[Bug] [seatunnel-engine-server] slot申请时如果资源不够,已申请成功的资源未释放
Search before asking
- [X] I had searched in the issues and found no similar issues.
What happened
当设置seatunnel.engine.slot-service.slot-num=5时,提交一个需要6个slot的任务,前面5个slot申请成功,最后一个因为资源不足抛出NoEnoughResourceException. 此时任务失败结束但申请成功的5个slot没有释放.
SeaTunnel Version
2.3.4
SeaTunnel Config
seatunnel:
engine:
classloader-cache-mode: true
backup-count: 1
print-execution-info-interval: 120
print-job-metrics-info-interval: 10
queue-type: blockingqueue
slot-service:
dynamic-slot: false
slot-num: 5
checkpoint:
interval: 30000
timeout: 21474836460
max-concurrent: 10
tolerable-failure: 2
Running Command
java -Dseatunnel.config=/alidata1/za-seatunnel/apache-seatunnel-2.3.4-SNAPSHOT/config/seatunnel.yaml -Dhazelcast.config=/alidata1/za-seatunnel/apache-seatunnel-2.3.4-SNAPSHOT/config/hazelcast.yaml -Dlog4j2.contextSelector=org.apache.logging.log4j.core.async.AsyncLoggerContextSelector -Dlog4j2.configurationFile=/alidata1/za-seatunnel/apache-seatunnel-2.3.4-SNAPSHOT/config/log4j2.properties -Dseatunnel.logs.path=/alidata1/za-seatunnel/apache-seatunnel-2.3.4-SNAPSHOT/logs -Dseatunnel.logs.file_name=seatunnel-engine-server -Xrunjdwp:server=y,transport=dt_socket,address=5001,suspend=y -Xms3g -Xmx3g -XX:+HeapDumpOnOutOfMemoryError -XX:HeapDumpPath=/tmp/seatunnel/dump/zeta-server -XX:MaxMetaspaceSize=1g -XX:+UseG1GC -XX:+PrintGCDetails -Xloggc:/alidata1/za-seatunnel/logs/gc.log -XX:+PrintGCDateStamps -XX:MaxGCPauseMillis=3000 -cp /alidata1/za-seatunnel/apache-seatunnel-2.3.4-SNAPSHOT/lib/*:/alidata1/za-seatunnel/apache-seatunnel-2.3.4-SNAPSHOT/starter/seatunnel-starter.jar org.apache.seatunnel.core.starter.seatunnel.SeaTunnelServer -d
Error Exception
NoEnoughResourceException时未释放已成功资源
Zeta or Flink or Spark Version
No response
Java or Scala Version
No response
Screenshots
No response
Are you willing to submit PR?
- [ ] Yes I am willing to submit a PR!
Code of Conduct
- [X] I agree to follow this project's Code of Conduct
@hailin0 海林麻烦看看!
cc @Hisoka-X
please temporarily assign me, thanks.
在SubPlan中执行完CANCELING的逻辑后,jobMaster的resourceManger的registerWorker中仍然存在assignedSlots.
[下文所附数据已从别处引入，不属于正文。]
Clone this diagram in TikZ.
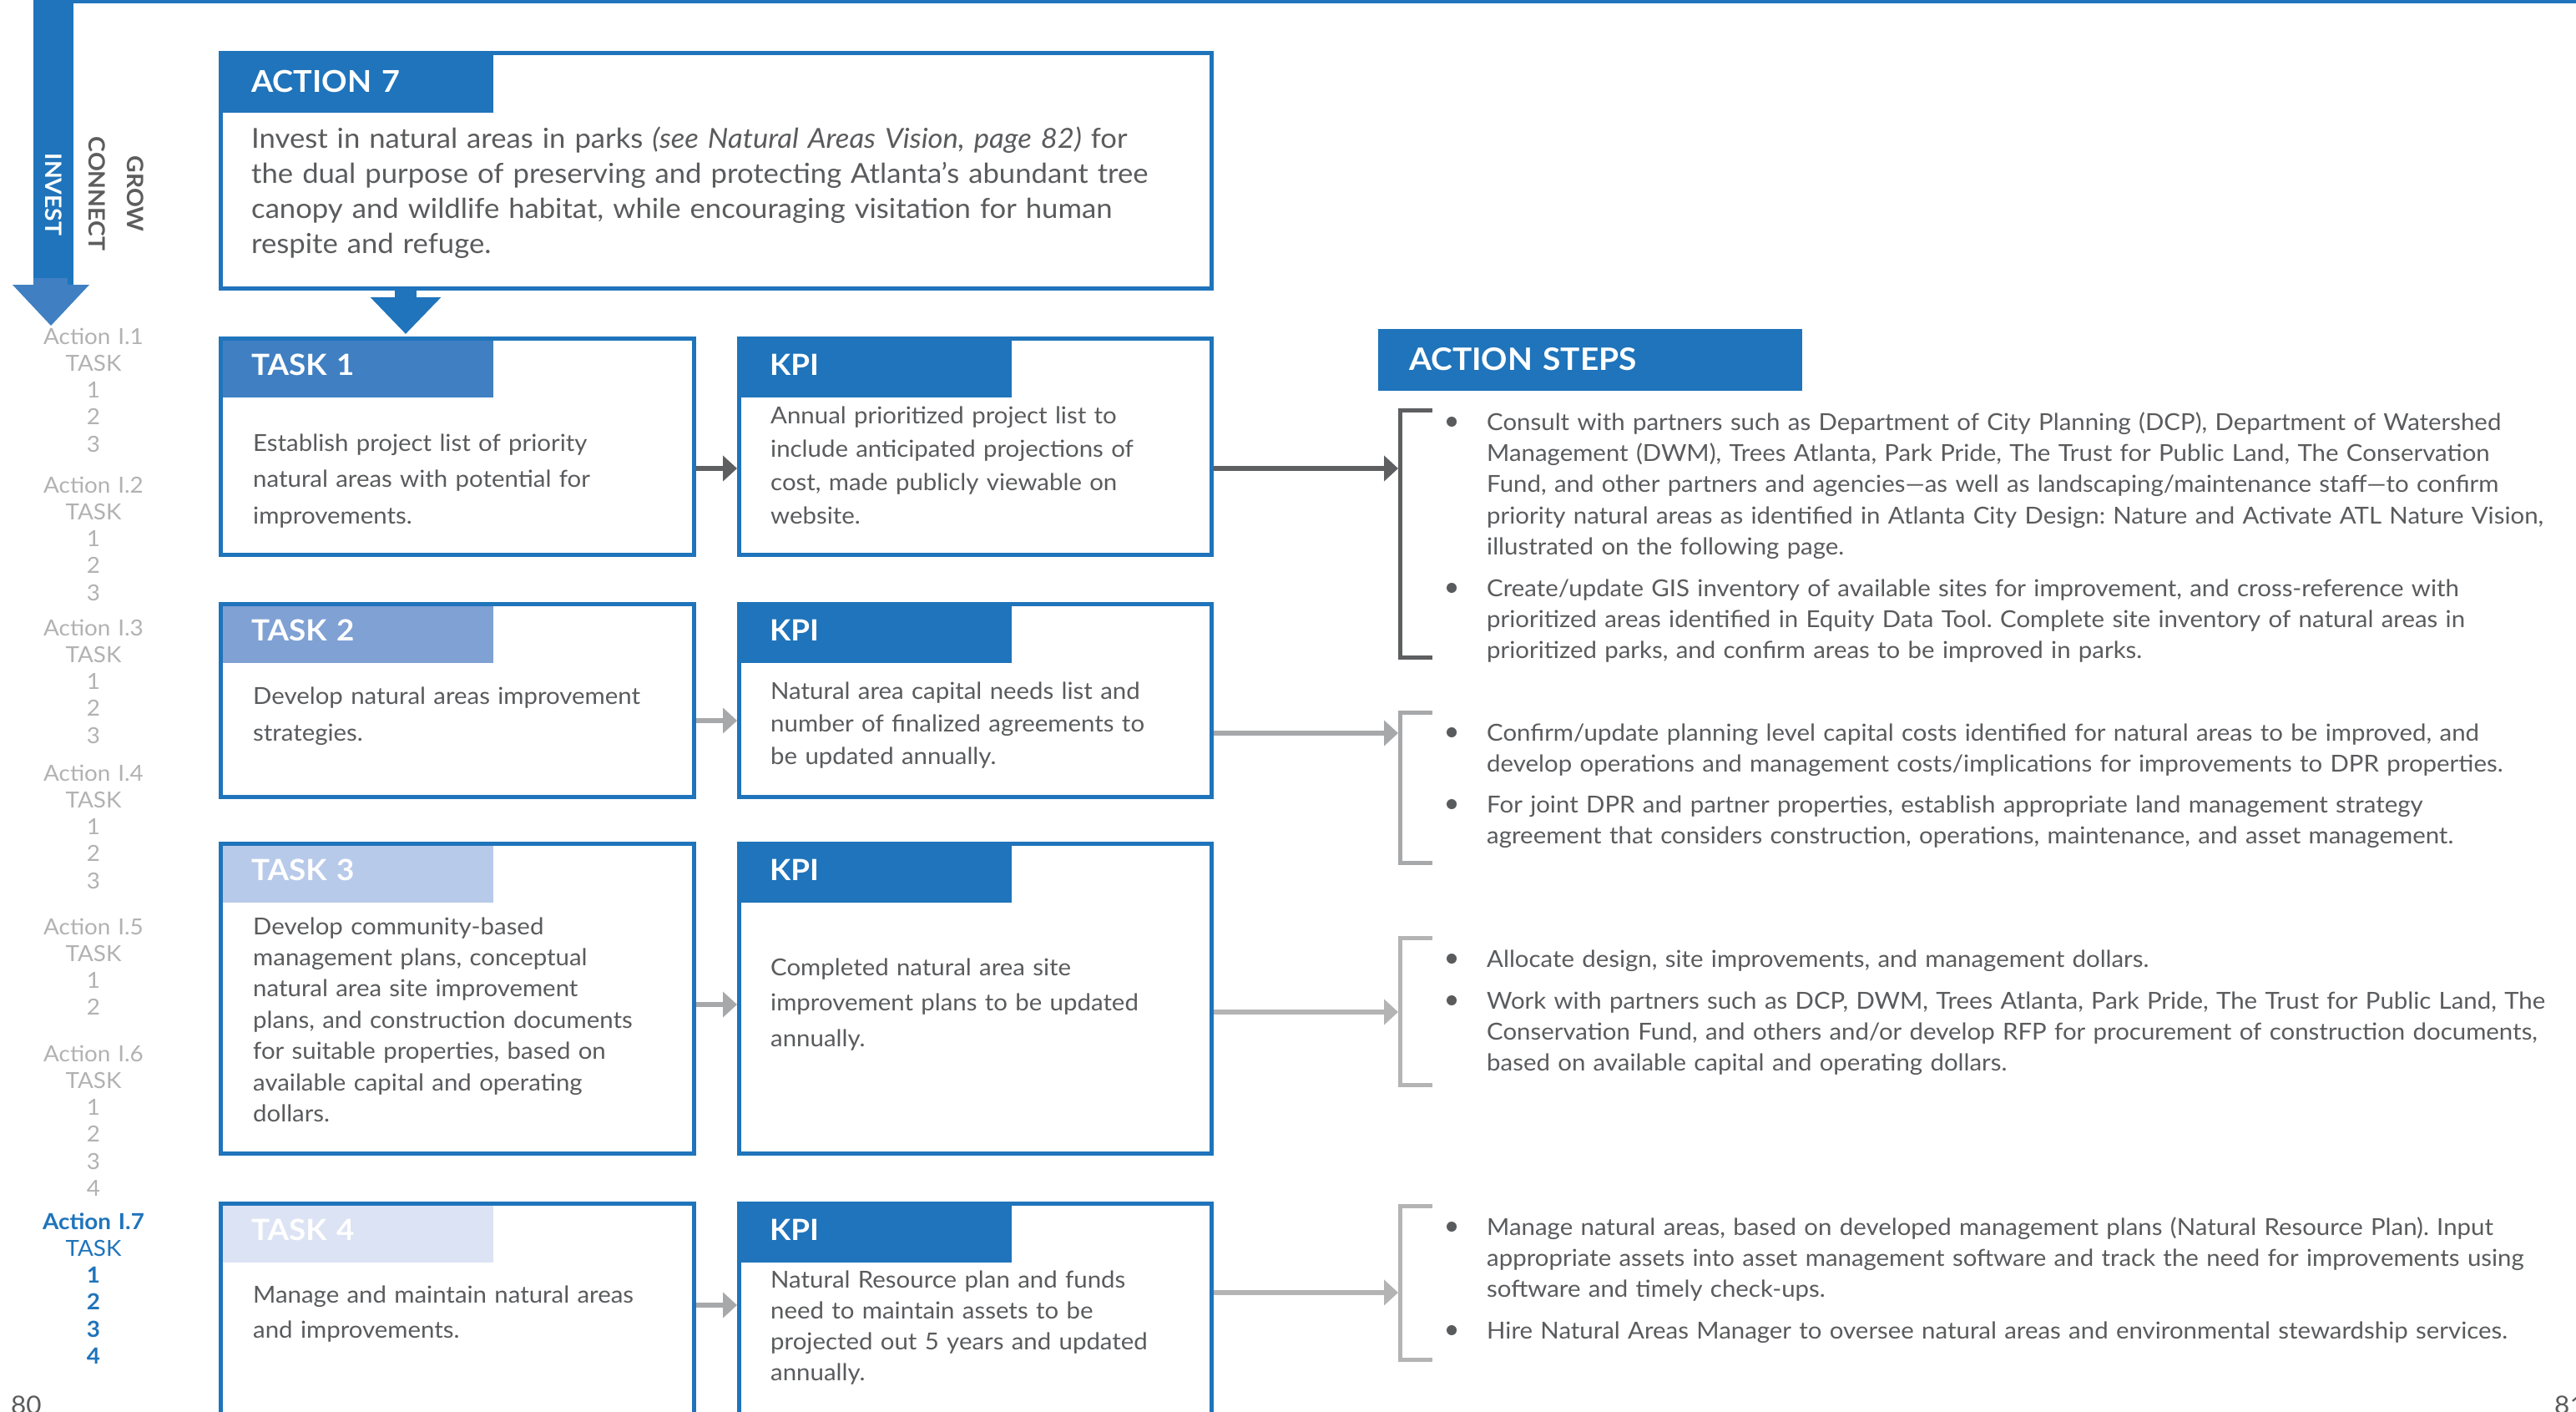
\documentclass[tikz,border=0pt]{standalone}
\usepackage{fontspec}
\setmainfont{Lato}[FakeStretch=1.05]
\usetikzlibrary{arrows.meta}

\definecolor{pblue}{HTML}{1F74BB}
\definecolor{plight}{HTML}{3F7FC2}
\definecolor{hdone}{HTML}{3F7FC2}
\definecolor{hdtwo}{HTML}{7FA1D4}
\definecolor{hdthree}{HTML}{B8CAE9}
\definecolor{hdfour}{HTML}{DCE3F4}
\definecolor{ptext}{HTML}{5A5B5D}
\definecolor{pdark}{HTML}{5E5F61}
\definecolor{pgrey}{HTML}{A7A8AA}
\definecolor{pgreyl}{HTML}{B4B4B4}
\definecolor{pside}{HTML}{B2B2B2}
\definecolor{pword}{HTML}{5D5D5D}

\newcommand\hdfont{\fontsize{35}{40}\selectfont\bfseries}
\newcommand\bodyfont[1]{\fontsize{28}{#1}\selectfont}
\frenchspacing

\begin{document}
\begin{tikzpicture}[x=1pt,y=-1pt,
  box/.style={draw=pblue, line width=5pt, outer sep=2.5pt, inner sep=0pt,
    anchor=north west, fill=white},
  head/.style={anchor=north west, inner xsep=34pt, inner ysep=0pt,
    minimum height=68pt, text width=256pt, align=left, text=white,
    font=\hdfont, text height=25pt, text depth=11pt},
  body/.style={anchor=base west, inner sep=0pt, text width=#1, align=left,
    text=ptext},
  side/.style={anchor=base, inner sep=0pt, text width=200pt, align=center,
    text=pside, font=\fontsize{26.5}{32.3}\selectfont},
  word/.style={rotate=-90, inner sep=0pt, font=\fontsize{27}{30}\selectfont\bfseries},
  brk/.style={line width=5pt, line cap=butt, line join=miter},
  brknode/.style={anchor=north west, inner sep=0pt, outer sep=0pt, minimum width=41pt},
  flow/.style={line width=6.5pt, -{Triangle[length=17pt,width=30pt]}},
  dot/.style={circle, fill=ptext, inner sep=0pt, minimum size=12pt},
  pagenum/.style={anchor=base west, inner sep=0pt, text=ptext, font=\fontsize{30}{30}\selectfont}
]
\useasboundingbox (0,0) rectangle (3086,1691);
\fill[white] (0,0) rectangle (3086,1691);

% top rule and the INVEST column with its arrow head
\fill[pblue] (40,0) rectangle (3086,4);
\fill[pblue] (40,0) rectangle (88,341);
\fill[plight] (40,333) rectangle (81,341);
\fill[plight] (15,341) -- (107,341) -- (61,390) -- cycle;
\node[word, text=white] (invest) at (64,233) {INVEST};
\node[word, text=pword] (connect) at (116,232) {CONNECT};
\node[word, text=pword] (grow) at (162,232) {GROW};

% side index
\node[side] (s1) at (112,412) {Action I.1\\TASK\\1\\2\\3};
\node[side] (s2) at (112,590) {Action I.2\\TASK\\1\\2\\3};
\node[side] (s3) at (112,761) {Action I.3\\TASK\\1\\2\\3};
\node[side] (s4) at (112,935) {Action I.4\\TASK\\1\\2\\3};
\node[side] (s5) at (112,1119) {Action I.5\\TASK\\1\\2};
\node[side] (s6) at (112,1271) {Action I.6\\TASK\\1\\2\\3\\4};
\node[side, text=pblue] (s7) at (112,1472) {\textbf{Action I.7}\\TASK\\\textbf{1}\\\textbf{2}\\\textbf{3}\\\textbf{4}};

% action box
\node[box, minimum width=1187pt, minimum height=282pt] (act) at (262,61) {};
\node[head, fill=pblue, text height=27pt, text depth=8pt, minimum height=69pt,
  font=\fontsize{36}{40}\selectfont\bfseries] (acth) at ([xshift=5pt,yshift=-5pt]act.north west) {ACTION 7};
\node[body=1120pt, font=\fontsize{33}{42}\selectfont] (actt) at (301,177)
  {Invest in natural areas in parks \textit{(see Natural Areas Vision, page 82)} for\\
   the dual purpose of preserving and protecting Atlanta’s abundant tree\\
   canopy and wildlife habitat, while encouraging visitation for human\\
   respite and refuge.};

% task and KPI boxes
\node[box, minimum width=567pt, minimum height=259pt] (t1) at (262,403) {};
\node[box, minimum width=566pt, minimum height=259pt] (k1) at (883,403) {};
\node[box, minimum width=567pt, minimum height=231pt] (t2) at (262,721) {};
\node[box, minimum width=566pt, minimum height=231pt] (k2) at (883,721) {};
\node[box, minimum width=567pt, minimum height=371pt] (t3) at (262,1008) {};
\node[box, minimum width=566pt, minimum height=371pt] (k3) at (883,1008) {};
\node[box, minimum width=567pt, minimum height=340pt] (t4) at (262,1439) {};
\node[box, minimum width=566pt, minimum height=340pt] (k4) at (883,1439) {};

\node[head, fill=hdone] (t1h) at ([xshift=5pt,yshift=-5pt]t1.north west) {TASK 1};
\node[head, fill=pblue] (k1h) at ([xshift=5pt,yshift=-5pt]k1.north west) {KPI};
\node[head, fill=hdtwo] (t2h) at ([xshift=5pt,yshift=-5pt]t2.north west) {TASK 2};
\node[head, fill=pblue] (k2h) at ([xshift=5pt,yshift=-5pt]k2.north west) {KPI};
\node[head, fill=hdthree] (t3h) at ([xshift=5pt,yshift=-5pt]t3.north west) {TASK 3};
\node[head, fill=pblue] (k3h) at ([xshift=5pt,yshift=-5pt]k3.north west) {KPI};
\node[head, fill=hdfour] (t4h) at ([xshift=5pt,yshift=-5pt]t4.north west) {TASK 4};
\node[head, fill=pblue] (k4h) at ([xshift=5pt,yshift=-5pt]k4.north west) {KPI};

\node[body=520pt, font=\bodyfont{43.5}] (t1t) at (303,540)
  {Establish project list of priority\\natural areas with potential for\\improvements.};
\node[body=520pt, font=\bodyfont{40}] (k1t) at (923,507)
  {Annual prioritized project list to\\include anticipated projections of\\cost, made publicly viewable on\\website.};
\node[body=520pt, font=\bodyfont{44}] (t2t) at (303,843)
  {Develop natural areas improvement\\strategies.};
\node[body=520pt, font=\bodyfont{39}] (k2t) at (923,837)
  {Natural area capital needs list and\\number of finalized agreements to\\be updated annually.};
\node[body=520pt, font=\bodyfont{37.4}] (t3t) at (303,1119)
  {Develop community-based\\management plans, conceptual\\natural area site improvement\\plans, and construction documents\\for suitable properties, based on\\available capital and operating\\dollars.};
\node[body=520pt, font=\bodyfont{42.5}] (k3t) at (923,1168)
  {Completed natural area site\\improvement plans to be updated\\annually.};
\node[body=520pt, font=\bodyfont{42}] (t4t) at (303,1560)
  {Manage and maintain natural areas\\and improvements.};
\node[body=520pt, font=\bodyfont{37}] (k4t) at (923,1542)
  {Natural Resource plan and funds\\need to maintain assets to be\\projected out 5 years and updated\\annually.};

% action to first task
\draw[pblue, line width=26pt, -{Triangle[length=44pt,width=82pt]}, shorten >=3pt]
  ([xshift=224pt]act.south west) -- ([xshift=224pt]t1.north west);

% task to KPI
\draw[flow, pdark] ([yshift=-158pt]t1.north east) -- ([yshift=-158pt]k1.north west);
\draw[flow, pgrey] ([yshift=-142pt]t2.north east) -- ([yshift=-142pt]k2.north west);
\draw[flow, pgrey] ([yshift=-195pt]t3.north east) -- ([yshift=-195pt]k3.north west);
\draw[flow, pgrey] ([yshift=-124pt]t4.north east) -- ([yshift=-124pt]k4.north west);

% action steps
\node[anchor=north west, fill=pblue, inner xsep=37pt, inner ysep=0pt, minimum height=74pt,
  text width=434pt, align=left, text=white, font=\fontsize{37}{40}\selectfont\bfseries,
  text height=26pt, text depth=2pt] (steps) at (1651,394) {ACTION STEPS};

\node[brknode, minimum height=301pt] (b1) at (1675,489) {};
\node[brknode, minimum height=185pt] (b2) at (1675,851) {};
\node[brknode, minimum height=181pt] (b3) at (1675,1121) {};
\node[brknode, minimum height=189pt] (b4) at (1675,1442) {};
\draw[brk, pdark] ([yshift=-2.5pt]b1.north east) -| ([xshift=2.5pt]b1.west) |- ([yshift=2.5pt]b1.south east);
\draw[brk, pgrey] ([yshift=-2.5pt]b2.north east) -| ([xshift=2.5pt]b2.west) |- ([yshift=2.5pt]b2.south east);
\draw[brk, pgreyl] ([yshift=-2.5pt]b3.north east) -| ([xshift=2.5pt]b3.west) |- ([yshift=2.5pt]b3.south east);
\draw[brk, pgreyl] ([yshift=-2.5pt]b4.north east) -| ([xshift=2.5pt]b4.west) |- ([yshift=2.5pt]b4.south east);

\coordinate (c1) at ([yshift=-158pt]k1.north east);
\coordinate (c2) at ([yshift=-157pt]k2.north east);
\coordinate (c3) at ([yshift=-204pt]k3.north east);
\coordinate (c4) at ([yshift=-109pt]k4.north east);
\draw[flow, pdark] (c1) -- (b1.west |- c1);
\draw[flow, pgrey] (c2) -- (b2.west |- c2);
\draw[flow, pgreyl] (c3) -- (b3.west |- c3);
\draw[flow, pgreyl] (c4) -- (b4.west |- c4);

\node[dot] (d1a) at (1739,505) {};
\node[dot] (d1b) at (1739,704) {};
\node[dot] (d2a) at (1739,877) {};
\node[dot] (d2b) at (1739,963) {};
\node[dot] (d3a) at (1739,1148) {};
\node[dot] (d3b) at (1739,1198) {};
\node[dot] (d4a) at (1739,1469) {};
\node[dot] (d4b) at (1739,1593) {};

\node[body=1295pt, font=\bodyfont{37.4}] (x1a) at (1781,515)
  {Consult with partners such as Department of City Planning (DCP), Department of Watershed\\
   Management (DWM), Trees Atlanta, Park Pride, The Trust for Public Land, The Conservation\\
   Fund, and other partners and agencies—as well as landscaping/maintenance staff—to confirm\\
   priority natural areas as identified in Atlanta City Design: Nature and Activate ATL Nature Vision,\\
   illustrated on the following page.};
\node[body=1295pt, font=\bodyfont{37.4}] (x1b) at (1781,714)
  {Create/update GIS inventory of available sites for improvement, and cross-reference with\\
   prioritized areas identified in Equity Data Tool. Complete site inventory of natural areas in\\
   prioritized parks, and confirm areas to be improved in parks.};
\node[body=1295pt, font=\bodyfont{37.4}] (x2a) at (1781,887)
  {Confirm/update planning level capital costs identified for natural areas to be improved, and\\
   develop operations and management costs/implications for improvements to DPR properties.};
\node[body=1295pt, font=\bodyfont{37.4}] (x2b) at (1781,973)
  {For joint DPR and partner properties, establish appropriate land management strategy\\
   agreement that considers construction, operations, maintenance, and asset management.};
\node[body=1295pt, font=\bodyfont{37.4}] (x3a) at (1781,1158)
  {Allocate design, site improvements, and management dollars.};
\node[body=1295pt, font=\bodyfont{37.4}] (x3b) at (1781,1208)
  {Work with partners such as DCP, DWM, Trees Atlanta, Park Pride, The Trust for Public Land, The\\
   Conservation Fund, and others and/or develop RFP for procurement of construction documents,\\
   based on available capital and operating dollars.};
\node[body=1295pt, font=\bodyfont{37.4}] (x4a) at (1781,1479)
  {Manage natural areas, based on developed management plans (Natural Resource Plan). Input\\
   appropriate assets into asset management software and track the need for improvements using\\
   software and timely check-ups.};
\node[body=1295pt, font=\bodyfont{37.4}] (x4b) at (1781,1603)
  {Hire Natural Areas Manager to oversee natural areas and environmental stewardship services.};

% page numbers
\node[pagenum] (p80) at (13,1693) {80};
\node[pagenum] (p81) at (3060,1693) {81};
\end{tikzpicture}
\end{document}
跟踪PhysicalVertex的cancel逻辑,发现checkTaskGroupIsExecuting返回false,直接更改状态为CANCELED , 没有执行CancelTaskOperation逻辑
update some finding here:
in this method releasePipelineResource can't get the slot prifle. so the resource is not released.
update some finding here: in this method releasePipelineResource can't get the slot prifle. so the resource is not released.
this IMAP info is put on SCHEDULED status when resource apply successed. but in this case, apply resource is failed. so put method is never called.